The board at its meeting Monday also discussed but took no action on Healy’s “kitchen cabinet” meetings. The board considered assigning a board member or employee to attend the meetings to ensure they follow the code of conduct and state law.
Healy holds the meetings at Asiago’s, where information about the meetings is posted. He also emails invitations to select people with agenda information.
The meetings have been a source of contention among board members.
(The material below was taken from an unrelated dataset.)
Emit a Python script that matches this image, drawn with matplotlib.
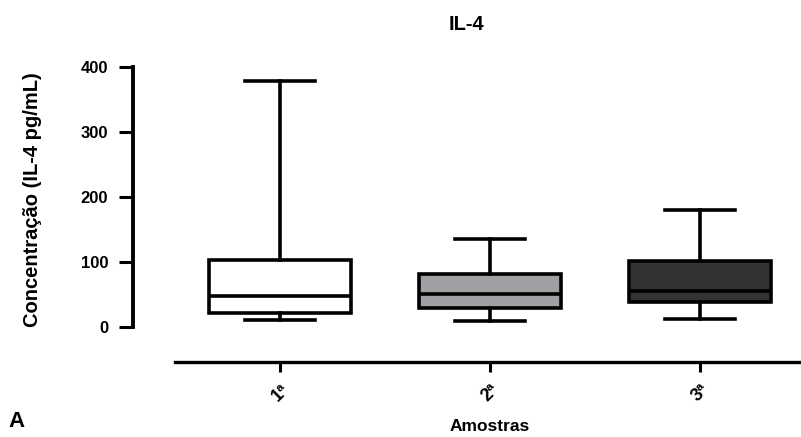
import matplotlib
matplotlib.use("Agg")
import matplotlib.pyplot as plt

plt.rcParams["font.family"] = ["Liberation Sans", "DejaVu Sans"]

# valores (pg/mL)
amostras = ["1ª", "2ª", "3ª"]
minimo = [11, 10, 12]
q1 = [22, 29, 39]
mediana = [47, 51, 55]
q3 = [103, 81, 101]
maximo = [378, 135, 180]
cores = ["#ffffff", "#a0a0a4", "#333333"]

stats = [
    dict(label=a, whislo=lo, q1=b, med=m, q3=t, whishi=hi)
    for a, lo, b, m, t, hi in zip(amostras, minimo, q1, mediana, q3, maximo)
]

W, H = 801, 437
fig = plt.figure(figsize=(W / 100, H / 100), dpi=100)
ax = fig.add_axes([175 / W, 110 / H, 630 / W, 260 / H])

lw = 2.6
bp = ax.bxp(
    stats,
    positions=range(1, len(stats) + 1),
    widths=0.68,
    capwidths=0.333,
    patch_artist=True,
    showfliers=False,
    boxprops=dict(linewidth=lw, edgecolor="black"),
    whiskerprops=dict(linewidth=lw, color="black"),
    capprops=dict(linewidth=lw, color="black"),
    medianprops=dict(linewidth=lw, color="black"),
)
for patch, cor in zip(bp["boxes"], cores):
    patch.set_facecolor(cor)

ax.set_xlim(0.5, 3.5)
ax.set_ylim(0, 400)
ax.set_yticks(range(0, 401, 100))

for side in ("top", "right"):
    ax.spines[side].set_visible(False)
ax.spines["left"].set_position(("outward", 30))
ax.spines["bottom"].set_position(("outward", 25))
ax.spines["left"].set_linewidth(2.8)
ax.spines["bottom"].set_linewidth(2.4)

ax.tick_params(axis="y", length=10, width=2.2, pad=8, labelsize=12)
ax.tick_params(axis="x", length=7, width=2.2, pad=7, labelsize=13)
for lbl in ax.get_yticklabels():
    lbl.set_fontweight("bold")
ax.set_xticks(range(1, len(amostras) + 1))
ax.set_xticklabels(amostras, rotation=45, ha="right", rotation_mode="anchor",
                   fontweight="bold")

ax.set_ylabel("Concentração (IL-4 pg/mL)", fontsize=14.5, fontweight="bold")
ax.yaxis.set_label_coords(-0.211, 0.488)
ax.set_xlabel("Amostras", fontsize=12.5, fontweight="bold")
ax.xaxis.set_label_coords(0.5, -0.352)

fig.text(466 / W, 1 - 25 / H, "IL-4", ha="center", va="center",
         fontsize=14.5, fontweight="bold")
fig.text(8 / W, 1 - 427 / H, "A", ha="left", va="baseline",
         fontsize=16, fontweight="bold")

fig.savefig("out.png", dpi=100)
Seeber previously determined that they are not subject to the Open Meetings Act, but she encouraged board members to avoid attending them in order to prevent the appearance of a board-sanctioned meeting.
There have been concerns about private information being divulged at the meetings and whether the “kitchen cabinet” is a steering committee of the township.
Three audience members at Monday’s board meeting commented on the importance of getting informal feedback and said they saw no problem with Healy’s meetings.
In a memo to the board that he read aloud at the meeting, Healy said Seeber has “continually worked with certain members of the board to discourage (him) from meeting with the public to discuss the various issues of the day.” Healy objected to Seeber initiating Monday’s agenda item, recommending that a board member be monitored and implying that private information was divulged when he said he had no indication the information was confidential.
The information in question was the recommendation to hire Scott Paddock as the township’s ordinance enforcement officer, which went on the “kitchen cabinet” agenda before the board had considered the recommendation.
Healy requested the board consider making its arrangement for legal services nonexclusive.
Kerr, Treasurer Paul Cutting and trustees Joyce Neubauer, Erin Hoogendyk and Boven expressed strong support for Seeber, saying she has faced difficult situations in the township and done so gracefully.
The board also discussed the distinction between private and public information and the necessity of making it clear when information is confidential.
Trustee Steve Bosch made a motion that the board not take action to assign a board member or employee to monitor the kitchen cabinet meetings.
”we need to understand public things can be talked about in public and private things need to be kept private,” Bosch said.
“we need to move on …. if you’re in question, don’t talk about it.”
Bosch’s motion passed 6-1, with Cutting opposed.
Bill Saunders, a member of the township’s planning commission, spoke during public comments to offer his support for Seeber.
“we ought to be respectful among ourselves and with others,” Saunders said.